The lack of significant damage after strong earthquakes in mining operations in highly seismic areas such as Chile, Peru and Papua New Guinea is usually used to justify the avoidance of considering earthquake loads for design. It is frequently overlooked that pit slopes that have withstood strong earthquakes in these regions are often designed under strict seismic guidelines.

The seismic hazard in Australia is lower in comparison with regions located at or close to plate tectonic boundaries. However, strong earthquakes with magnitudes 6.0 or greater are not uncommon. Earthquakes can occur suddenly anywhere within the Australian continent, but there are four regions with more likelihood of earthquakes: north-west of Australia, south-west of Australia, Flinders Range Zone and south-east Australia.

Factors that may affect pit slope performance during earthquakes include topography, slope geometry, rock contrasts, water management, and static factors of safety used for pit designs.

The earthquake occurrence and fault behaviour across Australia have implications for the regional seismic hazard and site-specific seismic hazard of open pit mining operations. Depending on the mine location, its seismic hazard may be controlled by a fault previously recognised as active or neotectonic or its seismic hazard may be more appropriately modelled by distributed earthquake sources.

There are particular cases where seismic design and appropriate selection of seismic loads are relevant for the design of open pit slopes.

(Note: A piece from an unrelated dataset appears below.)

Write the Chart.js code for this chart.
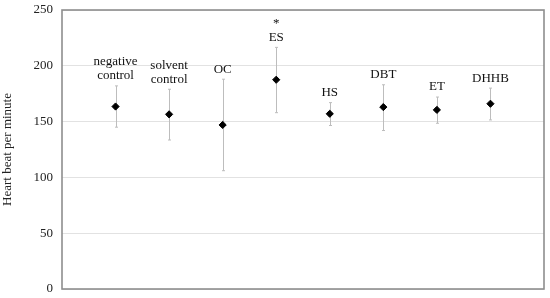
<!DOCTYPE html>
<html>
<head>
<meta charset="utf-8">
<script src="https://cdn.jsdelivr.net/npm/chart.js@4"></script>
<style>
html,body{margin:0;padding:0;background:#fff;}
#wrap{width:550px;height:298px;position:relative;}
</style>
</head>
<body>
<div id="wrap"><canvas id="c" width="550" height="298"></canvas></div>
<script>
const categories = ["negative control", "solvent control", "OC", "ES", "HS", "DBT", "ET", "DHHB"];
const labelLines = [["negative", "control"], ["solvent", "control"], ["OC"], ["*", "ES"], ["HS"], ["DBT"], ["ET"], ["DHHB"]];
const meanBpm = [163.5, 156.5, 147, 187.5, 157, 163, 160.5, 166];
const upperBpm = [182, 179, 188, 216.5, 167, 183, 172, 180];
const lowerBpm = [145, 133.5, 106, 158, 146.5, 142, 148.5, 151.5];
const yTicks = [0, 50, 100, 150, 200, 250];

const SERIF = '"Liberation Serif", "Times New Roman", serif';

const errorBars = {
  id: 'errorBars',
  beforeDatasetsDraw(chart) {
    const ctx = chart.ctx, xs = chart.scales.x, ys = chart.scales.y;
    ctx.save();
    ctx.strokeStyle = '#bdbdbd';
    ctx.lineWidth = 1;
    categories.forEach((c, i) => {
      const x = Math.round(xs.getPixelForValue(i + 1)) + 0.5;
      const yt = ys.getPixelForValue(upperBpm[i]);
      const yb = ys.getPixelForValue(lowerBpm[i]);
      ctx.beginPath();
      ctx.moveTo(x, yt); ctx.lineTo(x, yb);
      ctx.moveTo(x - 1.5, yt); ctx.lineTo(x + 1.5, yt);
      ctx.moveTo(x - 1.5, yb); ctx.lineTo(x + 1.5, yb);
      ctx.stroke();
    });
    ctx.restore();
  },
  afterDraw(chart) {
    const ctx = chart.ctx, xs = chart.scales.x, ys = chart.scales.y, a = chart.chartArea;
    ctx.save();
    ctx.strokeStyle = '#8e8e8e';
    ctx.lineWidth = 1.6;
    ctx.strokeRect(a.left, a.top, a.right - a.left, a.bottom - a.top);
    ctx.fillStyle = '#111';
    ctx.font = '13px ' + SERIF;
    ctx.textAlign = 'center';
    ctx.textBaseline = 'middle';
    labelLines.forEach((lines, i) => {
      const x = xs.getPixelForValue(i + 1);
      const yt = ys.getPixelForValue(upperBpm[i]);
      const n = lines.length;
      lines.forEach((t, j) => {
        const y = yt - 10 - (n - 1 - j) * 14;
        ctx.fillText(t, x, y);
      });
    });
    ctx.restore();
  }
};

new Chart(document.getElementById('c'), {
  type: 'scatter',
  data: {
    datasets: [{
      data: meanBpm.map((v, i) => ({x: i + 1, y: v})),
      pointStyle: 'rectRot',
      pointRadius: 3.6,
      backgroundColor: '#000',
      borderColor: '#000',
      borderWidth: 1
    }]
  },
  options: {
    responsive: false,
    animation: false,
    events: [],
    layout: {padding: {left: 0, right: 6, top: 10, bottom: 9}},
    plugins: {legend: {display: false}, tooltip: {enabled: false}},
    scales: {
      x: {
        type: 'linear', min: 0, max: 9, display: false
      },
      y: {
        min: 0, max: 250,
        afterBuildTicks(s) { s.ticks = yTicks.map(v => ({value: v})); },
        afterFit(s) { s.width = 62; s.paddingTop = 0; s.paddingBottom = 0; },
        border: {display: false},
        grid: {color: '#e2e2e2', lineWidth: 1, drawTicks: false},
        ticks: {
          color: '#222', padding: 9,
          font: {family: SERIF, size: 13}
        },
        title: {
          display: true, text: 'Heart beat per minute', color: '#222',
          font: {family: SERIF, size: 13}, padding: {top: 0, bottom: 0}
        }
      }
    }
  },
  plugins: [errorBars]
});
</script>
</body>
</html>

These cases include but are not limited to:

  • All slopes where a failure has a high or catastrophic consequence.
  • Slopes (excavated or natural) that interact with mine infrastructure (including roads), where failure or damage may result in high financial or social consequences, and significant interruption of production and/or injury.

The discussion and conclusions presented in this paper are not applicable to tailings dams.